Irak’a girmeyin diyenlerin bu coğrafyada ne işi var
Cemil Çiçek, bir bakarsınız çevresindekileri gülmekten kırıp geçirir, bir bakarsınız...
- Bize Kuzey Irak'a girmeyin diyenlerin bu coğrafyada ne işi var? Bizim orada bir emperyalist bir niyetimiz yok. Kaldı ki, bizim orada zaten belli bir mevcudumuz var, inşallah yenisine de lüzum kalmaz. Girmeye karar verdiğimizde de Almanın, Fransızın, ötekinin berikinin hiçbir anlamı olmaz. 100 Amerikan askeri öldü diye kıyamet kopuyor, ben oradaki boşluktan ötürü 30 bin vatan evladımı kaybettim. Benim avazım çıktığı kadar bağırmam lazım arkadaş. Bir daha bu rezilliği yaşamak istemiyorum, benim insanımın kanı bu kadar ucuz değil. Ayrıca Saddam bir Frankeştayn ise onu Türkiye yaratmadı. Teknolojiyi de, silahı da, mühimmatı da, bilgiyi veren de onlar; kışkırtıp İran'a karşı saldırtan da yine onlar. Ben senin 50 yılık dostunum, hem de bu dostluğumu her türlü şartta ispat etmişim. Kore'de benim şehitlerim var, Anadolu'nun garip insanı dünyanın öbür ucundaki Pusan'da şehit yatıyor. Hangi ülke bu kadar kanıyla, canıyla dostluğunu ispat etmiş? 50 yıllık dostunu iki tane aşiret reisine tercih etmemen lazım. Kaldı ki onların da hamisi benim, onlar da benim kardeşlerim. Osmanlı coğrafyasında beraber olmuşuz, hep beraber Osmanlı'nın tebaasıyız. Bu görüşlerimize inandırıcı cevaplar alamadığımız için parlamentodan tezkereye hayır oyu çıktı. Barış yolunu sonuna kadar denemek için Abdullah bey başbakanken Almanya ve Fransa liderlerine birlikte Bağdat'a gidip görevden ayrılması için Saddam'la görüşme yapmayı teklif etti ama, bir cevap gelmedi.
Milli Görüşçü hiç olmadım
Adalet Bakanı Cemil Çiçek'in siyasi geçmişinde Milli Selamet Partisi, Anavatan Partisi ve Fazilet Partisi var. Bu partiler birbirinden çok mu farklı dersiniz?

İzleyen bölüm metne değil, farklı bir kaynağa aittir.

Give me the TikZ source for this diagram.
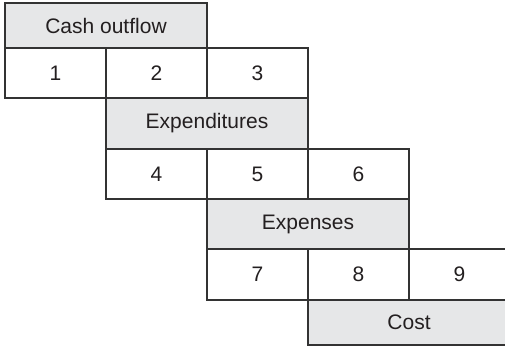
\documentclass[tikz,border=0pt]{standalone}
\usepackage{fontspec}
\setmainfont{Liberation Sans}
\definecolor{linec}{HTML}{333333}
\definecolor{boxgray}{HTML}{E6E7E8}
\definecolor{textc}{HTML}{231F20}
\begin{document}
\begin{tikzpicture}[x=1pt,y=-1pt,
  cell/.style={draw=linec, line width=1.3pt, inner sep=0pt, outer sep=0pt,
    fill=white, text=textc, font=\fontsize{21}{24}\selectfont},
  graycell/.style={cell, fill=boxgray},
  sz/.style 2 args={minimum width=#1pt, minimum height=#2pt}]
\useasboundingbox (0,0) rectangle (505,346);
\clip (0,0) rectangle (505,346);

% level 1: cash outflow
\node[graycell, sz={202}{45}] (cash) at (106,25.5) {Cash outflow};
\node[cell, sz={101}{50}] (c1) at (55.5,73) {1};
\node[cell, sz={101}{50}] (c2) at (156.5,73) {2};
\node[cell, sz={101}{50}] (c3) at (257.5,73) {3};

% level 2: expenditures
\node[graycell, sz={202}{51}] (expd) at (207,123.5) {Expenditures};
\node[cell, sz={101}{50}] (c4) at (156.5,174) {4};
\node[cell, sz={101}{50}] (c5) at (257.5,174) {5};
\node[cell, sz={101}{50}] (c6) at (358.5,174) {6};

% level 3: expenses
\node[graycell, sz={202}{50}] (exps) at (308,224) {Expenses};
\node[cell, sz={101}{51}] (c7) at (257.5,274.5) {7};
\node[cell, sz={101}{51}] (c8) at (358.5,274.5) {8};
\node[cell, sz={101}{51}] (c9) at (459.5,274.5) {9};

% level 4: cost
\node[graycell, sz={202}{45}] (cost) at (409,322.5) {Cost};
\end{tikzpicture}
\end{document}
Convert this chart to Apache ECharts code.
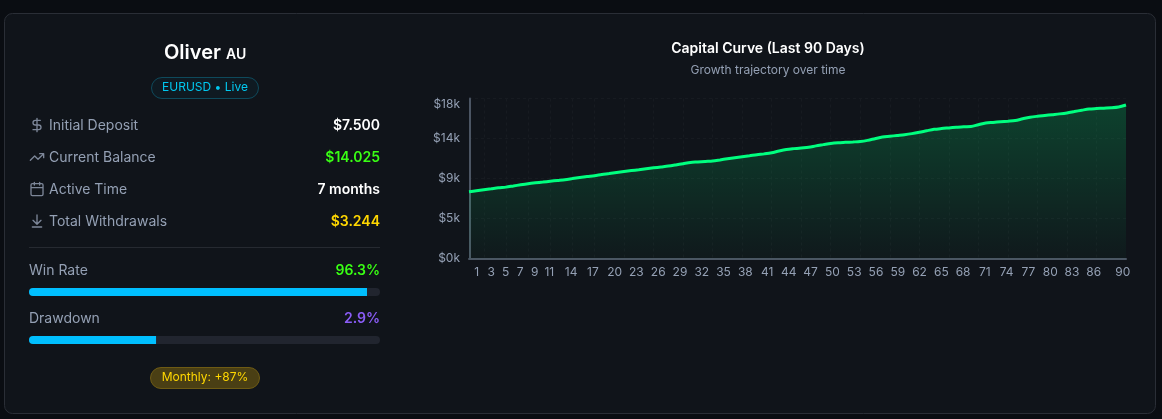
<!DOCTYPE html>
<html>
<head>
<meta charset="utf-8">
<title>Oliver</title>
<style>
  html, body { margin: 0; padding: 0; background: #0a0d12; }
  #main { width: 1162px; height: 419px; }
</style>
<script src="https://cdn.jsdelivr.net/npm/echarts@6/dist/echarts.min.js"></script>
</head>
<body>
<div id="main"></div>
<script>
// capital curve
const days = [];
for (let d = 1; d <= 90; d++) days.push(d);
const capital = [
  7500, 7620, 7740, 7850, 7960, 8030, 8160, 8290, 8410, 8510,
  8600, 8690, 8780, 8870, 8990, 9110, 9220, 9320, 9450, 9560,
  9680, 9790, 9890, 9990, 10100, 10200, 10300, 10400, 10530, 10670,
  10810, 10860, 10920, 10970, 11090, 11220, 11340, 11450, 11560, 11680,
  11770, 11890, 12090, 12260, 12360, 12440, 12510, 12670, 12810, 12950,
  13030, 13070, 13110, 13160, 13290, 13480, 13660, 13750, 13840, 13930,
  14050, 14200, 14370, 14530, 14620, 14690, 14760, 14820, 14840, 15050,
  15240, 15310, 15380, 15450, 15530, 15720, 15890, 16000, 16090, 16180,
  16270, 16380, 16530, 16680, 16820, 16870, 16910, 16950, 17040, 17269
];
const dayLabels = [1, 3, 5, 7, 9, 11, 14, 17, 20, 23, 26, 29, 32, 35, 38, 41, 44, 47, 50, 53, 56, 59, 62, 65, 68, 71, 74, 77, 80, 83, 86, 90];
const gridDays = [3, 6, 9, 12, 15, 18, 22, 26, 30, 34, 38, 42, 46, 50, 54, 58, 62, 66, 70, 74, 78, 82, 86];

const stats = [
  { label: 'Initial Deposit', value: '$7.500', color: '#ffffff', icon: 'M12 2v20M17 5H9.5a3.5 3.5 0 0 0 0 7h5a3.5 3.5 0 0 1 0 7H6' },
  { label: 'Current Balance', value: '$14.025', color: '#39ff14', icon: 'M22 7L13.5 15.5L8.5 10.5L2 17M16 7h6v6' },
  { label: 'Active Time', value: '7 months', color: '#ffffff', icon: 'M8 2v4M16 2v4M5 4h14a2 2 0 0 1 2 2v14a2 2 0 0 1-2 2H5a2 2 0 0 1-2-2V6a2 2 0 0 1 2-2zM3 10h18' },
  { label: 'Total Withdrawals', value: '$3.244', color: '#ffd700', icon: 'M12 17V3M6 11l6 6l6-6M19 21H5' }
];
const winRateBar = [96.3];
const drawdownBar = [36.2];

const FONT = 'Inter, "Noto Sans", sans-serif';
const MUTED = '#94a0b4';

function text(x, y, str, size, color, weight, align) {
  return {
    type: 'text', x: x, y: y, z: 100,
    style: { text: str, fontFamily: FONT, fontSize: size, fill: color, fontWeight: weight || 400, align: align || 'left', verticalAlign: 'middle' }
  };
}

const elements = [
  { type: 'rect', z: -10, shape: { x: 4.5, y: 13.5, width: 1151, height: 400, r: 8 }, style: { fill: '#10141a', stroke: '#2a2e36', lineWidth: 1 } },
  text(164, 53, 'Oliver', 20, '#ffffff', 600),
  text(226, 55, 'AU', 14, '#ffffff', 600),
  { type: 'rect', z: 100, shape: { x: 151.5, y: 77.5, width: 107, height: 21, r: 10.5 }, style: { fill: 'rgba(0,191,255,0.04)', stroke: '#0e4a5c', lineWidth: 1 } },
  text(205, 87.5, 'EURUSD • Live', 12, '#00c8f0', 400, 'center'),
  { type: 'line', z: 100, shape: { x1: 29, y1: 247.5, x2: 380, y2: 247.5 }, style: { stroke: '#262a31', lineWidth: 1 } },
  text(29, 271, 'Win Rate', 14, MUTED),
  text(380, 271, '96.3%', 14, '#39ff14', 600, 'right'),
  text(29, 319, 'Drawdown', 14, MUTED),
  text(380, 319, '2.9%', 14, '#8a5cf6', 600, 'right'),
  { type: 'rect', z: 100, shape: { x: 150.5, y: 367.5, width: 109, height: 21, r: 10.5 }, style: { fill: '#4a3f14', stroke: '#6e5b14', lineWidth: 1 } },
  text(205, 377.5, 'Monthly: +87%', 12, '#ffd700', 400, 'center'),
  text(768, 49, 'Capital Curve (Last 90 Days)', 14, '#ffffff', 600, 'center'),
  text(768, 70.5, 'Growth trajectory over time', 12, MUTED, 400, 'center')
];

stats.forEach(function (row, i) {
  const y = 125 + i * 32;
  // svg icons have to be registered as shapes to be used in graphic
  const shapeName = 'statIcon' + i;
  echarts.graphic.registerShape(shapeName, echarts.graphic.extendPath(row.icon));
  elements.push({
    type: shapeName, z: 100, x: 29, y: y - 8, scaleX: 0.667, scaleY: 0.667,
    shape: {},
    style: { fill: 'none', stroke: '#7d8799', lineWidth: 2, lineCap: 'round', lineJoin: 'round' }
  });
  elements.push(text(49, y + 1, row.label, 14, MUTED));
  elements.push(text(380, y + 1, row.value, 14, row.color, 600, 'right'));
});

function barGrid(top) {
  return { left: 29, width: 351, top: top, height: 8 };
}

function barSeries(index, values) {
  return {
    type: 'bar', xAxisIndex: index + 2, yAxisIndex: index + 1, data: values, barWidth: 8, silent: true,
    itemStyle: { color: '#00bfff', borderRadius: [4, 0, 0, 4] },
    showBackground: true,
    backgroundStyle: { color: '#21252f', borderRadius: 4 }
  };
}

function hiddenValueAxis(gridIndex) {
  return { type: 'value', gridIndex: gridIndex, min: 0, max: 100, show: false };
}

function hiddenCategoryAxis(gridIndex) {
  return { type: 'category', gridIndex: gridIndex, data: [''], show: false };
}

const myChart = echarts.init(document.getElementById('main'), null, { renderer: 'canvas' });
myChart.setOption({
  animation: false,
  backgroundColor: '#0a0d12',
  textStyle: { fontFamily: FONT },
  graphic: { elements: elements },
  grid: [
    { left: 469, right: 36, top: 98.5, height: 160 },
    barGrid(288),
    barGrid(336)
  ],
  xAxis: [
    {
      type: 'category', data: days, boundaryGap: false,
      axisLine: { lineStyle: { color: '#4b5563', width: 2 } },
      axisTick: { show: false },
      axisLabel: { show: false },
      splitLine: {
        show: true,
        interval: function (index) { return gridDays.indexOf(index + 1) >= 0; },
        lineStyle: { color: '#171b21', type: [3, 3] }
      }
    },
    // labels sit on their own scale, they drift slightly from the data ticks
    {
      type: 'value', min: -0.06, max: 90.44, position: 'bottom',
      axisLine: { show: false },
      axisTick: { show: false },
      splitLine: { show: false },
      axisLabel: { customValues: dayLabels, color: MUTED, fontSize: 12, margin: 8, fontFamily: FONT, hideOverlap: false, showMinLabel: true, showMaxLabel: true }
    },
    hiddenValueAxis(1),
    hiddenValueAxis(2)
  ],
  yAxis: [
    {
      type: 'value', min: 0, max: 18000, interval: 4500,
      axisLine: { show: true, lineStyle: { color: '#4b5563', width: 2 } },
      axisTick: { show: false },
      axisLabel: {
        color: MUTED, fontSize: 12, margin: 9, fontFamily: FONT,
        verticalAlignMaxLabel: 'top',
        formatter: function (v) { return '$' + (v / 1000).toFixed(0) + 'k'; }
      },
      splitLine: { show: true, lineStyle: { color: '#171b21', type: [3, 3] } }
    },
    hiddenCategoryAxis(1),
    hiddenCategoryAxis(2)
  ],
  series: [
    {
      type: 'line', data: capital, showSymbol: false, smooth: 0.3,
      lineStyle: { color: '#00ff7f', width: 3 },
      areaStyle: {
        color: new echarts.graphic.LinearGradient(0, 0, 0, 1, [
          { offset: 0, color: 'rgba(0,255,127,0.28)' },
          { offset: 1, color: 'rgba(0,255,127,0.03)' }
        ])
      }
    },
    barSeries(0, winRateBar),
    barSeries(1, drawdownBar)
  ]
});
</script>
</body>
</html>
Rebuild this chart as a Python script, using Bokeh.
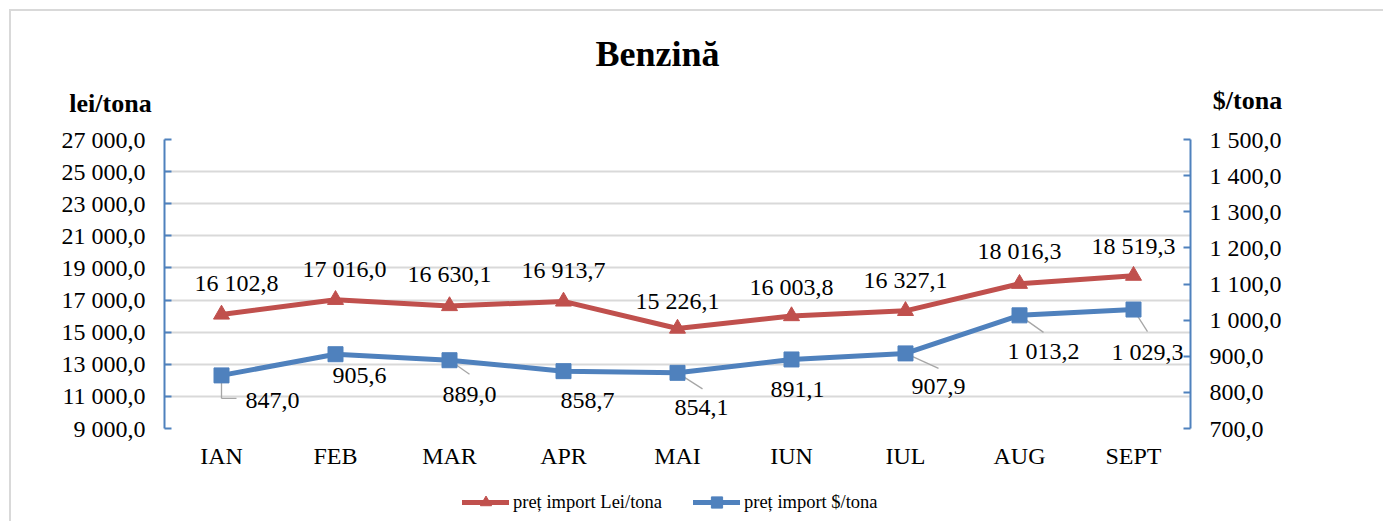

- AKP bir kitle partisidir, çünkü bu partide çok değişik siyasi yelpazeden gelmiş olan arkadaşlar var. Fazilet kitle partisi olacağım dedi ama, olamadı. ANAP da dört tabanlı bir kitle partisiydi, MSP ise kendisini Milli Görüş hareketi olarak kabul ettiği için sadece kendisi gibi düşünenlerle yürüdü. Ben MSP'de geçen 1,5 yılda da hiç Milli Görüşçü olmadım; sorunlara hala Özal mentalitesiyle bakıyorum. MSP bir taraftan belli söylemlerini söylüyor, öte yandan da iktidar ortağı olmasına rağmen muhalefet mantığı içinde devamlı talepleri oluyordu. Mesela Milli Gazete ‘‘Ayasofya açılsın’’ diye manşet atıyor, Vakıflar koalisyon ortağı olarak MSP'ye bağlı, açılsın diyorsan aç o zaman. Tayyip beyle Erbakan arasında ise çok büyük farklar var, en başta Tayyip bey Türkiye şartlarında olabildiğince gerçekçi bir lider. Bunu kendisine şirin gözükmek için iltifat olsun diye söylemiyorum. Ben onu ayağı yere basan bir politikacı olarak görüyorum, gerçek bu.